1. Mobile Phone
More than any other gadget, the mobile phone is the most effective technological weapon against poverty. This revolutionary piece of technology is being used to better the lives of the poor. A cell phone gives access to literacy programs, in which anyone with an inexpensive cell phone can dial a number to access a library of bilingual audio lessons. A mobile literacy program provided by BBC Janala in Bangladesh has allowed children from extremely rural areas to receive foreign language instruction that otherwise would have been unavailable. Just one of the many ways the mobile phone has contributed to poverty reduction, mobile literacy programs are on the rise.
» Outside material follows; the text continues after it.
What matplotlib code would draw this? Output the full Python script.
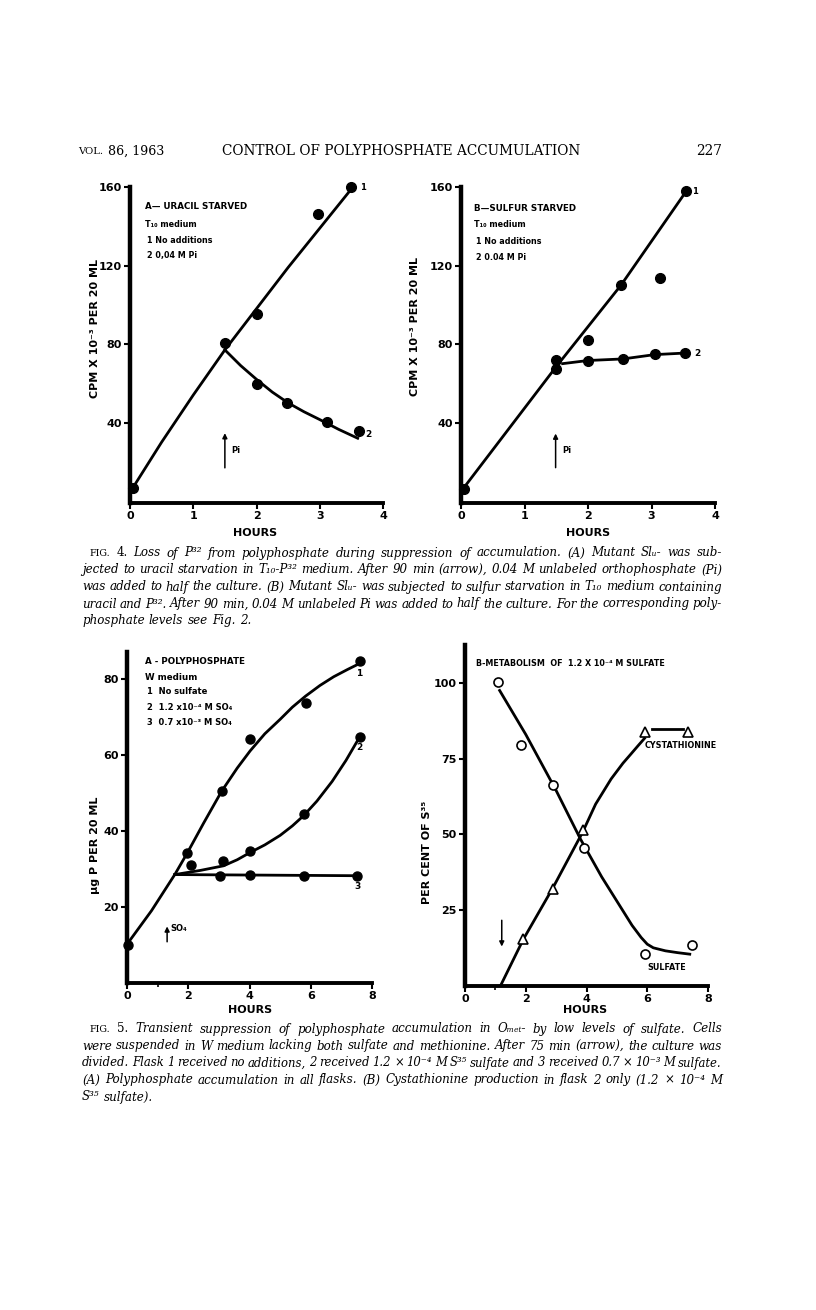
import numpy as np
import matplotlib.pyplot as plt

plt.rcParams['font.family'] = ['DejaVu Sans']

# ---- Fig. 4A: uracil starved ----
a4_x1 = [0.05, 1.5, 2.0, 2.97, 3.5]
a4_y1 = [6.6, 80.6, 95.4, 146, 160]
a4_x2 = [2.0, 2.48, 3.12, 3.62]
a4_y2 = [59.8, 49.7, 40.5, 35.5]
a4_fit1_x = [0.05, 0.5, 1.0, 1.5, 2.0, 2.5, 3.0, 3.5]
a4_fit1_y = [7, 30, 54, 77, 98, 119, 139, 159]
a4_fit2_x = [1.5, 1.75, 2.0, 2.25, 2.5, 2.75, 3.0, 3.3, 3.6]
a4_fit2_y = [77, 69, 62, 55.5, 50, 45.5, 41.5, 36.5, 32]

# ---- Fig. 4B: sulfur starved ----
b4_x1 = [0.05, 1.5, 2.0, 2.52, 3.14, 3.55]
b4_y1 = [5.9, 67.4, 82, 110, 113.4, 158]
b4_x2 = [1.49, 2.0, 2.55, 3.05, 3.53]
b4_y2 = [72, 71.6, 72.4, 74.8, 75.6]
b4_fit1_x = [0.05, 1.5, 2.52, 3.55]
b4_fit1_y = [7, 68.5, 110, 158]
b4_fit2_x = [1.6, 2.0, 2.55, 3.05, 3.53]
b4_fit2_y = [70, 71.6, 72.4, 74.6, 75.4]

# ---- Fig. 5A: polyphosphate ----
a5_x1 = [0.03, 1.97, 3.09, 4.02, 5.83, 7.6]
a5_y1 = [10.1, 34.2, 50.4, 64.2, 73.5, 84.6]
a5_x2 = [2.08, 3.15, 4.02, 5.77, 7.6]
a5_y2 = [30.9, 32.0, 34.6, 44.3, 64.7]
a5_x3 = [3.04, 4.02, 5.79, 7.5]
a5_y3 = [28.2, 28.5, 28.1, 28.2]
a5_fit1_x = [0.03, 0.8, 1.56, 1.97, 2.5, 3.09, 3.6, 4.02, 4.5, 5.0, 5.4, 5.83, 6.3, 6.75, 7.2, 7.6]
a5_fit1_y = [10.5, 19, 28.5, 34.2, 42, 50.4, 56.5, 61.0, 65.5, 69.3, 72.5, 75.4, 78.2, 80.5, 82.4, 84.0]
a5_fit2_x = [1.56, 2.4, 3.15, 3.6, 4.02, 4.5, 5.0, 5.4, 5.77, 6.2, 6.7, 7.15, 7.6]
a5_fit2_y = [28.5, 29.6, 30.8, 32.4, 34.3, 36.3, 38.8, 41.3, 44.0, 47.8, 53.0, 58.5, 64.7]
a5_fit3_x = [1.56, 7.5]
a5_fit3_y = [28.5, 28.2]

# ---- Fig. 5B: metabolism of sulfate ----
sulf_x = [1.1, 1.86, 2.89, 3.91, 5.92, 7.46]
sulf_y = [100.2, 79.6, 66.4, 45.4, 10.5, 13.4]
cyst_x = [1.92, 2.9, 3.87, 5.91, 7.33]
cyst_y = [15.6, 31.9, 51.5, 83.9, 83.9]
sulf_fit_x = [1.14, 2.0, 3.0, 3.8, 4.5, 5.0, 5.5, 5.8, 6.0, 6.2, 6.6, 7.0, 7.4]
sulf_fit_y = [97.5, 83, 64.5, 48.5, 36, 28, 20, 16, 13.8, 12.6, 11.6, 11.0, 10.5]
cyst_fit_x = [1.19, 1.92, 2.9, 3.87, 4.3, 4.81, 5.2, 5.46, 5.7, 5.91]
cyst_fit_y = [0.5, 15.4, 32.5, 50.7, 60, 68.3, 73.5, 76.5, 79.3, 81.7]
cyst_top_x = [6.16, 7.19]
cyst_top_y = [84.8, 84.8]

W, H = 816, 1310
fig = plt.figure(figsize=(W / 100, H / 100), dpi=100)
renderer = fig.canvas.get_renderer()

BOLD = dict(fontweight='bold', color='black')
SERIF = ['DejaVu Serif']


def make_axes(left, right, top, bottom):
    ax = fig.add_axes([left / W, 1 - bottom / H, (right - left) / W, (bottom - top) / H])
    for s in ['top', 'right']:
        ax.spines[s].set_visible(False)
    ax.spines['left'].set_linewidth(3.2)
    ax.spines['bottom'].set_linewidth(2.8)
    ax.tick_params(length=4, width=1.5, direction='out', pad=2, labelsize=8)
    return ax


def bold_ticks(ax):
    for lab in ax.get_xticklabels() + ax.get_yticklabels():
        lab.set_fontweight('bold')


def arrow(ax, x, y0, y1, label, dx=0.12, ly=None):
    ax.annotate('', xy=(x, y1), xytext=(x, y0),
                arrowprops=dict(arrowstyle='-|>', lw=1.1, color='black', mutation_scale=7))
    if label:
        ax.text(x + dx, ly if ly is not None else (y0 + y1) / 2, label, fontsize=6, **BOLD,
                va='center', ha='left')


# ---------- Fig 4A ----------
ax = make_axes(130, 383, 187, 503)
ax.set_xlim(0, 4)
ax.set_ylim(-1, 160)
ax.plot(a4_fit1_x, a4_fit1_y, color='black', lw=2)
ax.plot(a4_fit2_x, a4_fit2_y, color='black', lw=2)
ax.plot(a4_x1, a4_y1, 'o', color='black', ms=7, clip_on=False)
ax.plot(a4_x2, a4_y2, 'o', color='black', ms=7, clip_on=False)
ax.set_xticks([0, 1, 2, 3, 4])
ax.set_yticks([40, 80, 120, 160])
bold_ticks(ax)
ax.text(3.63, 160, '1', fontsize=6, **BOLD, va='center')
ax.text(3.72, 34, '2', fontsize=6.5, **BOLD, va='center')
arrow(ax, 1.5, 15.5, 36, 'Pi', dx=0.1)
ax.text(0.24, 150, 'A— URACIL STARVED', fontsize=6.3, **BOLD, va='center')
ax.text(0.24, 141, 'T₁₀ medium', fontsize=5.8, **BOLD, va='center')
ax.text(0.27, 132.6, '1 No additions', fontsize=5.8, **BOLD, va='center')
ax.text(0.27, 125, '2 0,04 M Pi', fontsize=5.8, **BOLD, va='center')

# ---------- Fig 4B ----------
ax = make_axes(461, 715, 187, 503)
ax.set_xlim(0, 4)
ax.set_ylim(-1, 160)
ax.plot(b4_fit1_x, b4_fit1_y, color='black', lw=2)
ax.plot(b4_fit2_x, b4_fit2_y, color='black', lw=2)
ax.plot(b4_x1, b4_y1, 'o', color='black', ms=7, clip_on=False)
ax.plot(b4_x2, b4_y2, 'o', color='black', ms=7, clip_on=False)
ax.set_xticks([0, 1, 2, 3, 4])
ax.set_yticks([40, 80, 120, 160])
bold_ticks(ax)
ax.text(3.64, 157.6, '1', fontsize=6, **BOLD, va='center')
ax.text(3.67, 75.3, '2', fontsize=6.5, **BOLD, va='center')
arrow(ax, 1.49, 15.6, 35.8, 'Pi', dx=0.1)
ax.text(0.21, 149, 'B—SULFUR STARVED', fontsize=6.3, **BOLD, va='center')
ax.text(0.21, 141, 'T₁₀ medium', fontsize=5.8, **BOLD, va='center')
ax.text(0.24, 132.4, '1 No additions', fontsize=5.8, **BOLD, va='center')
ax.text(0.24, 124, '2 0.04 M Pi', fontsize=5.8, **BOLD, va='center')

# ---------- Fig 5A ----------
ax = make_axes(127, 372, 652, 983)
ax.set_xlim(0, 8)
ax.set_ylim(0, 87)
ax.plot(a5_fit1_x, a5_fit1_y, color='black', lw=2)
ax.plot(a5_fit2_x, a5_fit2_y, color='black', lw=2)
ax.plot(a5_fit3_x, a5_fit3_y, color='black', lw=2)
for xs, ys in [(a5_x1, a5_y1), (a5_x2, a5_y2), (a5_x3, a5_y3)]:
    ax.plot(xs, ys, 'o', color='black', ms=6.5, clip_on=False)
ax.set_xticks([0, 2, 4, 6, 8])
ax.set_xticks([1], minor=True)
ax.tick_params(which='minor', length=3, width=1.2)
ax.set_yticks([20, 40, 60, 80])
bold_ticks(ax)
ax.text(7.57, 81.4, '1', fontsize=6.5, **BOLD, va='center', ha='center')
ax.text(7.6, 61.8, '2', fontsize=6.5, **BOLD, va='center', ha='center')
ax.text(7.52, 25.4, '3', fontsize=6.5, **BOLD, va='center', ha='center')
arrow(ax, 1.31, 10.1, 15.6, 'SO₄', dx=0.1, ly=14.3)
ax.text(0.58, 84.6, 'A - POLYPHOSPHATE', fontsize=6.3, **BOLD, va='center')
ax.text(0.58, 80.3, 'W medium', fontsize=6.3, **BOLD, va='center')
ax.text(0.65, 76.5, '1  No sulfate', fontsize=6, **BOLD, va='center')
ax.text(0.65, 72.4, '2  1.2 x10⁻⁴ M SO₄', fontsize=6, **BOLD, va='center')
ax.text(0.65, 68.4, '3  0.7 x10⁻³ M SO₄', fontsize=6, **BOLD, va='center')

# ---------- Fig 5B ----------
ax = make_axes(465, 708, 645, 986)
ax.set_xlim(0, 8)
ax.set_ylim(0, 112.5)
ax.plot(sulf_fit_x, sulf_fit_y, color='black', lw=2)
ax.plot(cyst_fit_x, cyst_fit_y, color='black', lw=2)
ax.plot(cyst_top_x, cyst_top_y, color='black', lw=2)
ax.plot(sulf_x, sulf_y, 'o', mfc='white', mec='black', mew=1.2, ms=6.5, clip_on=False)
ax.plot(cyst_x, cyst_y, '^', mfc='white', mec='black', mew=1.2, ms=6.5, clip_on=False)
ax.set_xticks([0, 2, 4, 6, 8])
ax.set_xticks([1], minor=True)
ax.tick_params(which='minor', length=3, width=1.2)
ax.set_yticks([25, 50, 75, 100])
bold_ticks(ax)
ax.annotate('', xy=(1.21, 12.1), xytext=(1.21, 22.6),
            arrowprops=dict(arrowstyle='-|>', lw=1.1, color='black', mutation_scale=7))
ax.text(0.36, 106.3, 'B-METABOLISM  OF  1.2 X 10⁻⁴ M SULFATE', fontsize=5.8, **BOLD, va='center')
ax.text(5.9, 79.3, 'CYSTATHIONINE', fontsize=5.8, **BOLD, va='center')
ax.text(6.0, 6.0, 'SULFATE', fontsize=5.8, **BOLD, va='center')

# ---------- axis titles ----------
fig.text(95 / W, 1 - 328 / H, 'CPM X 10⁻³ PER 20 ML', rotation=90, fontsize=8, **BOLD,
         ha='center', va='center')
fig.text(415 / W, 1 - 327 / H, 'CPM X 10⁻³ PER 20 ML', rotation=90, fontsize=8, **BOLD,
         ha='center', va='center')
fig.text(95 / W, 1 - 845 / H, 'µg P PER 20 ML', rotation=90, fontsize=8, **BOLD,
         ha='center', va='center')
fig.text(427 / W, 1 - 852 / H, 'PER CENT OF S³⁵', rotation=90, fontsize=8, **BOLD,
         ha='center', va='center')
for x, y in [(255, 533), (588, 533), (250, 1010), (585, 1010)]:
    fig.text(x / W, 1 - y / H, 'HOURS', fontsize=8, **BOLD, ha='center', va='center')

# ---------- page header ----------
title = fig.text(222 / W, 1 - 151 / H, 'CONTROL OF POLYPHOSPHATE ACCUMULATION', fontsize=9,
                 family=SERIF, ha='left', va='center')
head_fs = 9 * (583 - 222) / title.get_window_extent(renderer).width
title.set_fontsize(head_fs)
vol = fig.text(78 / W, 1 - 151 / H, 'VOL.', fontsize=7.2, family=SERIF, ha='left', va='center')
vol_w = vol.get_window_extent(renderer).width
fig.text((78 + vol_w + 5) / W, 1 - 151 / H, '86, 1963', fontsize=head_fs * 0.92, family=SERIF,
         ha='left', va='center')
fig.text(722 / W, 1 - 151 / H, '227', fontsize=head_fs, family=SERIF, ha='right', va='center')

# ---------- captions (justified) ----------
cap4 = [
    'FIG. 4. Loss of P³² from polyphosphate during suppression of accumulation. (A) Mutant Slᵤ- was sub-',
    'jected to uracil starvation in T₁₀-P³² medium. After 90 min (arrow), 0.04 M unlabeled orthophosphate (Pi)',
    'was added to half the culture. (B) Mutant Slᵤ- was subjected to sulfur starvation in T₁₀ medium containing',
    'uracil and P³². After 90 min, 0.04 M unlabeled Pi was added to half the culture. For the corresponding poly-',
    'phosphate levels see Fig. 2.',
]
cap5 = [
    'FIG. 5. Transient suppression of polyphosphate accumulation in Oₘₑₜ- by low levels of sulfate. Cells',
    'were suspended in W medium lacking both sulfate and methionine. After 75 min (arrow), the culture was',
    'divided. Flask 1 received no additions, 2 received 1.2 × 10⁻⁴ M S³⁵ sulfate and 3 received 0.7 × 10⁻³ M sulfate.',
    '(A) Polyphosphate accumulation in all flasks. (B) Cystathionine production in flask 2 only (1.2 × 10⁻⁴ M',
    'S³⁵ sulfate).',
]
CAP_FS = 8.6
RIGHT = 722
MIN_GAP = 3.0
for lines, y0 in [(cap4, 553), (cap5, 1029)]:
    for i, line in enumerate(lines):
        x0 = 90 if i == 0 else 82
        y = 1 - (y0 + 17 * i) / H
        words = line.split(' ')
        texts = []
        for j, w in enumerate(words):
            if i == 0 and j == 0:
                t = fig.text(0, y, w, fontsize=6.9, family=SERIF, ha='left', va='center')
            elif i == 0 and j == 1:
                t = fig.text(0, y, w, fontsize=CAP_FS, family=SERIF, ha='left', va='center')
            else:
                t = fig.text(0, y, w, fontsize=CAP_FS, family=SERIF, style='italic',
                             ha='left', va='center')
            texts.append(t)
        widths = [t.get_window_extent(renderer).width for t in texts]
        n_gaps = len(words) - 1
        if i == len(lines) - 1:
            gap = 4.3
        else:
            room = RIGHT - x0 - MIN_GAP * n_gaps
            if sum(widths) > room:
                k = room / sum(widths)
                for t in texts:
                    t.set_fontsize(t.get_fontsize() * k)
                widths = [t.get_window_extent(renderer).width for t in texts]
            gap = (RIGHT - x0 - sum(widths)) / n_gaps
        x = x0
        for t, wd in zip(texts, widths):
            t.set_x(x / W)
            x += wd + gap

fig.savefig('out.png', dpi=100)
The LifeStraw is a personal water filtration device that enables individuals to drink clean water directly from a contaminated water source. The small handheld tubing apparatus was designed by the Swiss company Vestergaard Frandsen for distribution in developing countries during times of crisis. 900,000 of the filters were distributed in Western Kenya in 2011, providing almost one eighth of the Kenyan population with safe drinking water for three to five years.
3. Solar Suitcase
Developed by Dr. Laura Stachel in 2008, the Solar Suitcase harnesses the power of the sun to provide a portable power source for obstetricians in Uganda and Nigeria. Many of these obstetricians are working in undersupplied medical situations. Stachel’s invention provides physicians with proper lighting and an electrical source to conduct medical procedures such as blood transfusions and ultrasounds. The solar suitcase is a vital piece of technology in a country like Uganda, where 35,000 infants are lost each year during childbirth.
The Cardiopad is a computerized gadget similar to an iPad or Tablet that provides the platform necessary to perform EKGs remotely in underdeveloped areas. Although currently it is only used in Cameroon, the Cardiopad is diffusing rapidly into neighboring countries, positively impacting the cardiac health of rural African peoples.
5. Charging Shoes
Charging shoes are the creation of Kenyan inventor Anthony Mutua who recognized the need for a renewable energy source to charge cell phones. The soles of Mutua’s shoes are outfitted with small crystal chips that create electricity via pressure of the wearer’s weight against the ground. A cable emerging from the shoe is connected to the mobile phone in the individual’s pocket, thus facilitating a cost-effective charging cycle.